Problem details →
Extract the text of each entry below exactly, leaving every image behind.

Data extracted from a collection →
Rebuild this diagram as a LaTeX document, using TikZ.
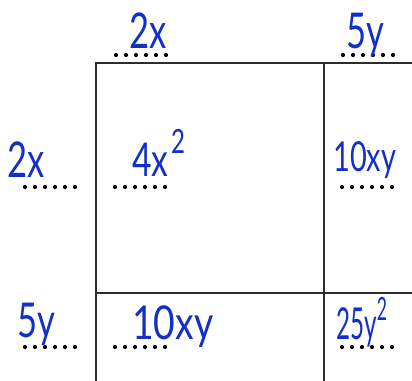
\documentclass[tikz,border=0pt]{standalone}
\usepackage{fontspec}
\setmainfont{Lato}
\definecolor{ink}{RGB}{18,48,200}
\definecolor{gridc}{RGB}{45,45,45}
\newcommand{\hwtext}[3]{\scalebox{#2}[1]{\fontsize{#1}{#1}\selectfont #3}}
\begin{document}
\begin{tikzpicture}[x=0.75pt,y=-0.75pt,
  gridline/.style={draw=gridc,line width=1.5pt},
  lbl/.style={text=ink,inner sep=0pt,anchor=base west}]
\useasboundingbox (0,0) rectangle (412,381);
% grid
\coordinate (tl) at (96.5,63.5);
\coordinate (tr) at (412,63.5);
\coordinate (bl) at (96.5,381);
\coordinate (vt) at (324,63.5);
\coordinate (vb) at (324,381);
\coordinate (hl) at (96.5,293.5);
\coordinate (hr) at (412,293.5);
\draw[gridline] (tr) -- (tl) -- (bl);
\draw[gridline] (vt) -- (vb);
\draw[gridline] (hl) -- (hr);
% dotted lines
\foreach \x/\y in {116/55, 343/55, 25/187, 115/187, 342/187, 25/347, 115/347, 342/347}{
  \foreach \i in {0,...,5}{
    \fill (\x+\i*10,\y) circle (2.1);
  }
}
% labels
\node[lbl] (t2x) at (129,49) {\hwtext{37}{0.7}{2x}};
\node[lbl] (t5y) at (346,49) {\hwtext{37}{0.7}{5y}};
\node[lbl] (l2x) at (7,178) {\hwtext{37}{0.7}{2x}};
\node[lbl] (c4x) at (132,177) {\hwtext{35}{0.72}{4x\hspace{0.08em}\raisebox{0.5em}{\fontsize{25}{25}\selectfont 2}}};
\node[lbl] (c10a) at (333,172) {\hwtext{31}{0.7}{10xy}};
\node[lbl] (l5y) at (17,338) {\hwtext{36}{0.72}{5y}};
\node[lbl] (c10b) at (132,340) {\hwtext{35}{0.8}{10xy}};
\node[lbl] (c25) at (336,340) {\hwtext{33}{0.55}{25y\raisebox{0.45em}{\fontsize{24}{24}\selectfont 2}}};
\end{tikzpicture}
\end{document}
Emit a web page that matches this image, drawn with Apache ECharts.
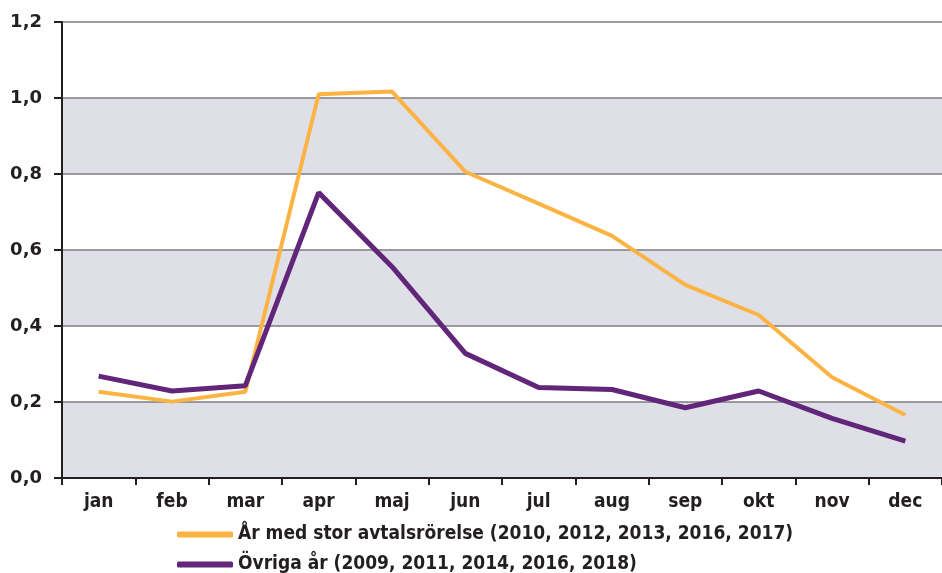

The response →
Rebuild this diagram as a LaTeX document, using TikZ.
\documentclass[tikz,border=0pt]{standalone}
\usepackage{fontspec}
\setmainfont{Lato}
\definecolor{ink}{RGB}{18,48,200}
\definecolor{gridc}{RGB}{45,45,45}
\newcommand{\hwtext}[3]{\scalebox{#2}[1]{\fontsize{#1}{#1}\selectfont #3}}
\begin{document}
\begin{tikzpicture}[x=0.75pt,y=-0.75pt,
  gridline/.style={draw=gridc,line width=1.5pt},
  lbl/.style={text=ink,inner sep=0pt,anchor=base west}]
\useasboundingbox (0,0) rectangle (412,381);
% grid
\coordinate (tl) at (96.5,63.5);
\coordinate (tr) at (412,63.5);
\coordinate (bl) at (96.5,381);
\coordinate (vt) at (324,63.5);
\coordinate (vb) at (324,381);
\coordinate (hl) at (96.5,293.5);
\coordinate (hr) at (412,293.5);
\draw[gridline] (tr) -- (tl) -- (bl);
\draw[gridline] (vt) -- (vb);
\draw[gridline] (hl) -- (hr);
% dotted lines
\foreach \x/\y in {116/55, 343/55, 25/187, 115/187, 342/187, 25/347, 115/347, 342/347}{
  \foreach \i in {0,...,5}{
    \fill (\x+\i*10,\y) circle (2.1);
  }
}
% labels
\node[lbl] (t2x) at (129,49) {\hwtext{37}{0.7}{2x}};
\node[lbl] (t5y) at (346,49) {\hwtext{37}{0.7}{5y}};
\node[lbl] (l2x) at (7,178) {\hwtext{37}{0.7}{2x}};
\node[lbl] (c4x) at (132,177) {\hwtext{35}{0.72}{4x\hspace{0.08em}\raisebox{0.5em}{\fontsize{25}{25}\selectfont 2}}};
\node[lbl] (c10a) at (333,172) {\hwtext{31}{0.7}{10xy}};
\node[lbl] (l5y) at (17,338) {\hwtext{36}{0.72}{5y}};
\node[lbl] (c10b) at (132,340) {\hwtext{35}{0.8}{10xy}};
\node[lbl] (c25) at (336,340) {\hwtext{33}{0.55}{25y\raisebox{0.45em}{\fontsize{24}{24}\selectfont 2}}};
\end{tikzpicture}
\end{document}
Emit a web page that matches this image, drawn with Apache ECharts.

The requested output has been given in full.